Baca : Pengunjuk Rasa RUU Ekstradisi Hong Kong Kepung Markas Besar Polisi
“Total ada 32 orang yang ditangkap, dan delapan kasus dijatuhkan,” kata polisi Hong Kong, dilansir dari Reuters, Sabtu dini hari 22 Juni 2019. Namun polisi tidak merinci tuntutan apa yang diberikan.
Para tahanan ini memicu kemaeahan banyak massa. Mereka menuntut pemerintah membatalkan dan berhenti menyebut aksi damai tersebut sebagai pemberontakan, yang menurut mereka bisa berujung pada masa penahanan yang lebih berat.
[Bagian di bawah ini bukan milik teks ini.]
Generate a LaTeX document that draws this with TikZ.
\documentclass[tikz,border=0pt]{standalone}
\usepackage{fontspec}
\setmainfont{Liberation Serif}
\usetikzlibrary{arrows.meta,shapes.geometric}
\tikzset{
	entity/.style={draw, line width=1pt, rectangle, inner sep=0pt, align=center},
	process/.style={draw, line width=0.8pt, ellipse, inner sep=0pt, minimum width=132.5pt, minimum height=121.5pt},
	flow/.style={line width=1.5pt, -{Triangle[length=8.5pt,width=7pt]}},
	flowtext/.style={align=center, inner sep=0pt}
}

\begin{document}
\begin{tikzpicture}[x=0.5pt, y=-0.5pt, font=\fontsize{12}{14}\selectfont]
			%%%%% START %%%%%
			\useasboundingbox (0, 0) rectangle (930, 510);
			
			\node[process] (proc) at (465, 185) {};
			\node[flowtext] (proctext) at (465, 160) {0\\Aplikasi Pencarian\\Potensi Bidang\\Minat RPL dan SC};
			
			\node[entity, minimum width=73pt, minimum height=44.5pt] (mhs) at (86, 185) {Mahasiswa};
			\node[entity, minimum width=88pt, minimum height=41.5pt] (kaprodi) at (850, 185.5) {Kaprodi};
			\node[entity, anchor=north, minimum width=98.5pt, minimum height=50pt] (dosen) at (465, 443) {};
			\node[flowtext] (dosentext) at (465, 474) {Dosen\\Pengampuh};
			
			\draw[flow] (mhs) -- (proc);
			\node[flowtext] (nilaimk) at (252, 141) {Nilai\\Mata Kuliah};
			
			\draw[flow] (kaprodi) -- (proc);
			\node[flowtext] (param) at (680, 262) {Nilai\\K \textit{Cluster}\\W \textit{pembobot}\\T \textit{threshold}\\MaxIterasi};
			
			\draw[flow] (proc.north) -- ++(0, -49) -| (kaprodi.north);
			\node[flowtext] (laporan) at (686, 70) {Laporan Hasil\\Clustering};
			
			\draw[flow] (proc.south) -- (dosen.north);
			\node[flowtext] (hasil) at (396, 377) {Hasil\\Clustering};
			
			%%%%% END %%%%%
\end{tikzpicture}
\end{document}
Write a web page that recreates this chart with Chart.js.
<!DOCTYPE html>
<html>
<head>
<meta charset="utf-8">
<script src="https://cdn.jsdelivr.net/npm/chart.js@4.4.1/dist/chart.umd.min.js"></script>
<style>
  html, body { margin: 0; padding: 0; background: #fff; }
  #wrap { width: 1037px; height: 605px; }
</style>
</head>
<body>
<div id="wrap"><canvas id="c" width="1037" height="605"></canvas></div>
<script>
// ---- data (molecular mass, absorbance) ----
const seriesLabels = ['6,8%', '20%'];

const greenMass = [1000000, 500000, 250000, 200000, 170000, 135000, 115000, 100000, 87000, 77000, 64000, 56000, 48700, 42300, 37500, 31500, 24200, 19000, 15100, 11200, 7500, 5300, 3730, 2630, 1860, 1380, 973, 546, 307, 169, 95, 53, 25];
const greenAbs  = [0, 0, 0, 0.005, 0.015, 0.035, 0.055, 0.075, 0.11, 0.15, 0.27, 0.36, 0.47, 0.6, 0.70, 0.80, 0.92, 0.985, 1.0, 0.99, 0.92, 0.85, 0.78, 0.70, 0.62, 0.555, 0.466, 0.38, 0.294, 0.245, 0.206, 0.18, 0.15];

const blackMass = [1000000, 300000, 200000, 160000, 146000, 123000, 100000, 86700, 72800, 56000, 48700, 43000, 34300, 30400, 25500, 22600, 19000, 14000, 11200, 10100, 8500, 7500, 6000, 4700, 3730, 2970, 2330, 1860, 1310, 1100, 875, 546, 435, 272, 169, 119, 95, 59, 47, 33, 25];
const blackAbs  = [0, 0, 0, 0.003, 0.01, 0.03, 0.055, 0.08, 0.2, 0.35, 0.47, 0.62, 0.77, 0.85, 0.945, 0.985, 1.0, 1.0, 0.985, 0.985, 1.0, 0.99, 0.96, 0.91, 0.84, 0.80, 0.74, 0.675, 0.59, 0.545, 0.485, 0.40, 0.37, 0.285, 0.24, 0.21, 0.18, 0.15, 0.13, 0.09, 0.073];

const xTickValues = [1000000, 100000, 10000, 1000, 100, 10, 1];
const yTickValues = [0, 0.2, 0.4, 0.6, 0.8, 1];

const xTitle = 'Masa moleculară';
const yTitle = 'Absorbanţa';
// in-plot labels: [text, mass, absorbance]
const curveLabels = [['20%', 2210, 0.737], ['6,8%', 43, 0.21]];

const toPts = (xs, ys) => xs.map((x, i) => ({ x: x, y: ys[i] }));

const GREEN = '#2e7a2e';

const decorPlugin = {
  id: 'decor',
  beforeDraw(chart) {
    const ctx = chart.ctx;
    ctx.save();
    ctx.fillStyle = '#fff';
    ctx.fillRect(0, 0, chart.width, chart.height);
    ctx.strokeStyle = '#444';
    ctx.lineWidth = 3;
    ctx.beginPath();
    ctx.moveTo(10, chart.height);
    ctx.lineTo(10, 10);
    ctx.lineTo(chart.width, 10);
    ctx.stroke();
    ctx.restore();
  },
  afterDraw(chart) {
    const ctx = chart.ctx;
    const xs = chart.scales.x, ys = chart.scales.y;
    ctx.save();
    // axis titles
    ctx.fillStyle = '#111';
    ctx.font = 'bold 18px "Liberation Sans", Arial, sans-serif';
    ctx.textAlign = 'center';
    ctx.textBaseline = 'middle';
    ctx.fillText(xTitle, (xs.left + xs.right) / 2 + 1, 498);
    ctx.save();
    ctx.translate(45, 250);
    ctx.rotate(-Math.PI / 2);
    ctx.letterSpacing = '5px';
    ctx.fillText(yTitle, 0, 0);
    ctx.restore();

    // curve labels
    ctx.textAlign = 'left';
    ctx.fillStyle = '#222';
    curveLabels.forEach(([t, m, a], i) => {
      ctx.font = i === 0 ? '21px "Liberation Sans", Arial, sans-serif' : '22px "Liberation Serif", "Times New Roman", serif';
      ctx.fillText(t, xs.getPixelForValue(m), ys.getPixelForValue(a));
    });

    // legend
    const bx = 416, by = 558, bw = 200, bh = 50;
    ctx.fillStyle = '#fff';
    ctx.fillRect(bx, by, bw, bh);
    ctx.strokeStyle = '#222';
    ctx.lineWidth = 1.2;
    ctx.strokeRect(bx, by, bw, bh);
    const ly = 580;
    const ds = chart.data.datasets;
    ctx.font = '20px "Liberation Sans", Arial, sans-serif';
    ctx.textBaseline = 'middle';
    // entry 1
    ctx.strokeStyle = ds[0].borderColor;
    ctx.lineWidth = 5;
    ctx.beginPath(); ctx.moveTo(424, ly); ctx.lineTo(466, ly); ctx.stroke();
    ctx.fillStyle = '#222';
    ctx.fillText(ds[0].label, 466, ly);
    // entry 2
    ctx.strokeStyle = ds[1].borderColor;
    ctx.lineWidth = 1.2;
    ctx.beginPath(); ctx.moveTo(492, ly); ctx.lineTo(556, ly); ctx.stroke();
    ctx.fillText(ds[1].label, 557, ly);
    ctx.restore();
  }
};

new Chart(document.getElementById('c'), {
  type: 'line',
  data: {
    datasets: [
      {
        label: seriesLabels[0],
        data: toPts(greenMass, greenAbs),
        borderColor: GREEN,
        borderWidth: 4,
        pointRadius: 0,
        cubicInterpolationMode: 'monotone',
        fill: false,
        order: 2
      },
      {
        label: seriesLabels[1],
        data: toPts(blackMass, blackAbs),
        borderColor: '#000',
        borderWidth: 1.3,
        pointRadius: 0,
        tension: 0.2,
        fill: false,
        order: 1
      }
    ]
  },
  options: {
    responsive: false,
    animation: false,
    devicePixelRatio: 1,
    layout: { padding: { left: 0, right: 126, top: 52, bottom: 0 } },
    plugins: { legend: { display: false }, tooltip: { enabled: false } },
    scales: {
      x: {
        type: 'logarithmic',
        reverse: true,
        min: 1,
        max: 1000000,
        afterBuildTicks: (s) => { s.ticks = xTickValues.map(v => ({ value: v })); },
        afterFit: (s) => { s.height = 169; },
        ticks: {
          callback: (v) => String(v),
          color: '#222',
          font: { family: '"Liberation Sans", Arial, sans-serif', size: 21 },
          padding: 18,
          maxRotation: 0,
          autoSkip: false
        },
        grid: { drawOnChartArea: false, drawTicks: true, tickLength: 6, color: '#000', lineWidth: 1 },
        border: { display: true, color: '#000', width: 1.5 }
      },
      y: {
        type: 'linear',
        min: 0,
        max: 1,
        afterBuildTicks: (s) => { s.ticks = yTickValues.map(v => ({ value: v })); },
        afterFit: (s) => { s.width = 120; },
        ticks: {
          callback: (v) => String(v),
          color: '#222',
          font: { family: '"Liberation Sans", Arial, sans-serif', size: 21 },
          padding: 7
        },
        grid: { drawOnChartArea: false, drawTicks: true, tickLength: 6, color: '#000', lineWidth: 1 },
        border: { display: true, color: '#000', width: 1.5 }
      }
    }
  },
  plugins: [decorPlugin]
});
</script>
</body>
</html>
Unjuk rasa digelar pasca penolakan pemerintah Hong Kong untuk memenuhi tuntutan pengunjuk rasa yaitu pencabutan RUU Ekstradisi.
Para pengunjuk rasa sempat berkumpul di kompleks gedung pemerintahan Hong Kong sebelum jam kerja. Mereka meneriakkan slogan anti-pemerintah dan sempat membuat macet jalan raya.
Baca : Situs Porno Juga Dukung Demonstrasi RUU Ekstradisi di Hong Kong
Dari sini, mereka bergerak menuju kantor markas besar polisi sambil berteriak “preman politik memalukan” dan ‘lepaskan orang tidak bersalah’. Mereka meminta warga pengunjuk rasa yang ditangkap saat demonstrasi kemarin dibebaskan.
Pada awal pekan ini, seperti dilansir Reuters, Kepala Eksekutif Hong Kong, Carrie Lam, meminta maaf untuk kedua kalinya kepada warga. Dia mengaku telah mendengar protes dan kegalauan warga soal RUU Ekstradisi.